Without the pictures, return all of the material exactly as written.
[start]
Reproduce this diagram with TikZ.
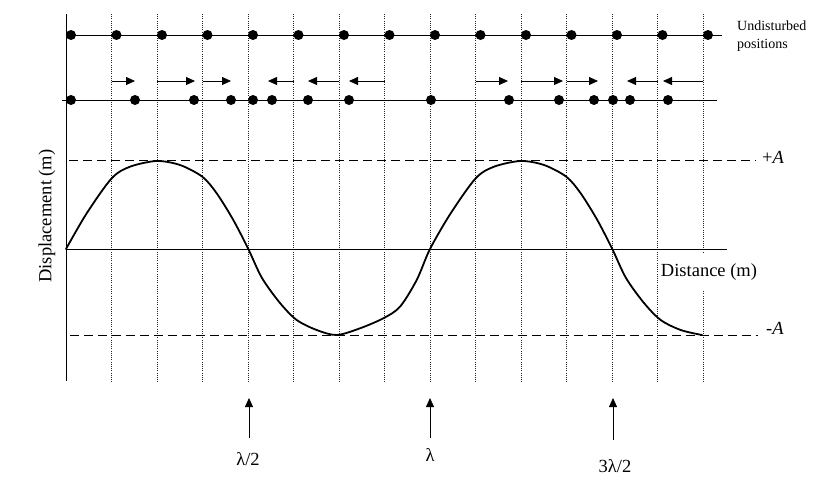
\documentclass[tikz,border=0pt]{standalone}
\usepackage{fontspec}
\setmainfont{Liberation Serif}
\usetikzlibrary{arrows.meta}

\begin{document}
\begin{tikzpicture} [x=1pt,y=-1pt,
 every node/.style={inner sep=1pt,font=\fontsize{18.5}{20}\selectfont},
 gridline/.style={line width=0.7pt,black!85,dash pattern=on 1pt off 1.2pt},
 ampline/.style={line width=0.8pt,dash pattern=on 9pt off 5pt},
 axisline/.style={line width=0.8pt},
 particle/.style={circle,fill=black,inner sep=0pt,minimum size=10pt},
 push/.style={line width=0.8pt,-{Triangle[length=9pt,width=8pt]}},
 pointer/.style={line width=0.8pt,-{Triangle[length=9pt,width=8pt]}},
 wave/.style={line width=1.8pt,line join=round,line cap=round},
]
    \fill[white] (0,0) rectangle (831,491);
    \useasboundingbox (0,0) rectangle (831,491);
    \foreach \k in {1,...,14}
        \draw[gridline] ({66+45.5*\k},14) -- ({66+45.5*\k},382);
    \draw[axisline] (66,14) -- (66,381);
    \draw[axisline] (66,249) -- (727,249);
    \draw[ampline] (69,160) -- (756,160);
    \draw[ampline] (70,335) -- (758,335);
    \draw[axisline] (66,35) -- (722,35);
    \draw[axisline] (62,100) -- (717,100);
    \foreach \k in {0,...,14}
        \node[particle] (u\k) at ({71+45.5*\k},35) {};
    \foreach \x [count=\k from 0] in {71,135,194,231,253,272,308,349,431,509,559,594,613,630,668}
        \node[particle] (d\k) at (\x,100) {};
    \foreach \a/\b [count=\i] in {111.5/135,157/195,202.5/231,293.5/268,339/308,384.5/349,475.5/508,521/563,566.5/598,657.5/627,703/663}
        {\coordinate (s\i) at (\a,81); \coordinate (e\i) at (\b,81); \draw[push] (s\i) -- (e\i);}
    \draw[wave] plot[smooth] coordinates {(66,249) (86.7,213.3) (111.7,178.3) (130,166.7) (156.7,161) (180,165) (202.3,176.7) (216.7,193.3) (233.3,220) (248.3,249) (262,278) (280,303) (296.7,320) (316.7,330) (336.7,335) (360,328.3) (383.3,318.3) (400,306.7) (416.7,280) (430,249) (450.7,213.3) (475.7,178.3) (494,166.7) (520.7,161) (544,165) (566.3,176.7) (580.7,193.3) (597.3,220) (612.3,249) (626,278) (644,303) (660.7,320) (680.7,330) (702,335)};
    \node[fill=white,minimum height=37pt,inner sep=3pt] (dist) at (709,272) {Distance (m)};
    \node[rotate=90] (disp) at (47,216) {Displacement (m)};
    \node[anchor=west] (plusA) at (761,157) {+\textit{A}};
    \node[anchor=west] (minusA) at (765,328) {-\textit{A}};
    \node[anchor=west,align=left,font=\fontsize{14}{18}\selectfont] (undist) at (736,36) {Undisturbed\\positions};
    \coordinate (b1) at (249,438); \coordinate (t1) at (249,398);
    \coordinate (b2) at (430,438); \coordinate (t2) at (430,398);
    \coordinate (b3) at (613,440); \coordinate (t3) at (613,398);
    \draw[pointer] (b1) -- (t1);
    \draw[pointer] (b2) -- (t2);
    \draw[pointer] (b3) -- (t3);
    \node (half) at (248,459) {λ/2};
    \node (full) at (430,455) {λ};
    \node (threehalf) at (615,466) {3λ/2};
\end{tikzpicture}
\end{document}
[end]
**Answer in full**:
Reproduce this diagram with TikZ.
\documentclass[tikz,border=0pt]{standalone}
\usepackage{fontspec}
\setmainfont{Liberation Serif}
\usetikzlibrary{arrows.meta}

\begin{document}
\begin{tikzpicture} [x=1pt,y=-1pt,
 every node/.style={inner sep=1pt,font=\fontsize{18.5}{20}\selectfont},
 gridline/.style={line width=0.7pt,black!85,dash pattern=on 1pt off 1.2pt},
 ampline/.style={line width=0.8pt,dash pattern=on 9pt off 5pt},
 axisline/.style={line width=0.8pt},
 particle/.style={circle,fill=black,inner sep=0pt,minimum size=10pt},
 push/.style={line width=0.8pt,-{Triangle[length=9pt,width=8pt]}},
 pointer/.style={line width=0.8pt,-{Triangle[length=9pt,width=8pt]}},
 wave/.style={line width=1.8pt,line join=round,line cap=round},
]
    \fill[white] (0,0) rectangle (831,491);
    \useasboundingbox (0,0) rectangle (831,491);
    \foreach \k in {1,...,14}
        \draw[gridline] ({66+45.5*\k},14) -- ({66+45.5*\k},382);
    \draw[axisline] (66,14) -- (66,381);
    \draw[axisline] (66,249) -- (727,249);
    \draw[ampline] (69,160) -- (756,160);
    \draw[ampline] (70,335) -- (758,335);
    \draw[axisline] (66,35) -- (722,35);
    \draw[axisline] (62,100) -- (717,100);
    \foreach \k in {0,...,14}
        \node[particle] (u\k) at ({71+45.5*\k},35) {};
    \foreach \x [count=\k from 0] in {71,135,194,231,253,272,308,349,431,509,559,594,613,630,668}
        \node[particle] (d\k) at (\x,100) {};
    \foreach \a/\b [count=\i] in {111.5/135,157/195,202.5/231,293.5/268,339/308,384.5/349,475.5/508,521/563,566.5/598,657.5/627,703/663}
        {\coordinate (s\i) at (\a,81); \coordinate (e\i) at (\b,81); \draw[push] (s\i) -- (e\i);}
    \draw[wave] plot[smooth] coordinates {(66,249) (86.7,213.3) (111.7,178.3) (130,166.7) (156.7,161) (180,165) (202.3,176.7) (216.7,193.3) (233.3,220) (248.3,249) (262,278) (280,303) (296.7,320) (316.7,330) (336.7,335) (360,328.3) (383.3,318.3) (400,306.7) (416.7,280) (430,249) (450.7,213.3) (475.7,178.3) (494,166.7) (520.7,161) (544,165) (566.3,176.7) (580.7,193.3) (597.3,220) (612.3,249) (626,278) (644,303) (660.7,320) (680.7,330) (702,335)};
    \node[fill=white,minimum height=37pt,inner sep=3pt] (dist) at (709,272) {Distance (m)};
    \node[rotate=90] (disp) at (47,216) {Displacement (m)};
    \node[anchor=west] (plusA) at (761,157) {+\textit{A}};
    \node[anchor=west] (minusA) at (765,328) {-\textit{A}};
    \node[anchor=west,align=left,font=\fontsize{14}{18}\selectfont] (undist) at (736,36) {Undisturbed\\positions};
    \coordinate (b1) at (249,438); \coordinate (t1) at (249,398);
    \coordinate (b2) at (430,438); \coordinate (t2) at (430,398);
    \coordinate (b3) at (613,440); \coordinate (t3) at (613,398);
    \draw[pointer] (b1) -- (t1);
    \draw[pointer] (b2) -- (t2);
    \draw[pointer] (b3) -- (t3);
    \node (half) at (248,459) {λ/2};
    \node (full) at (430,455) {λ};
    \node (threehalf) at (615,466) {3λ/2};
\end{tikzpicture}
\end{document}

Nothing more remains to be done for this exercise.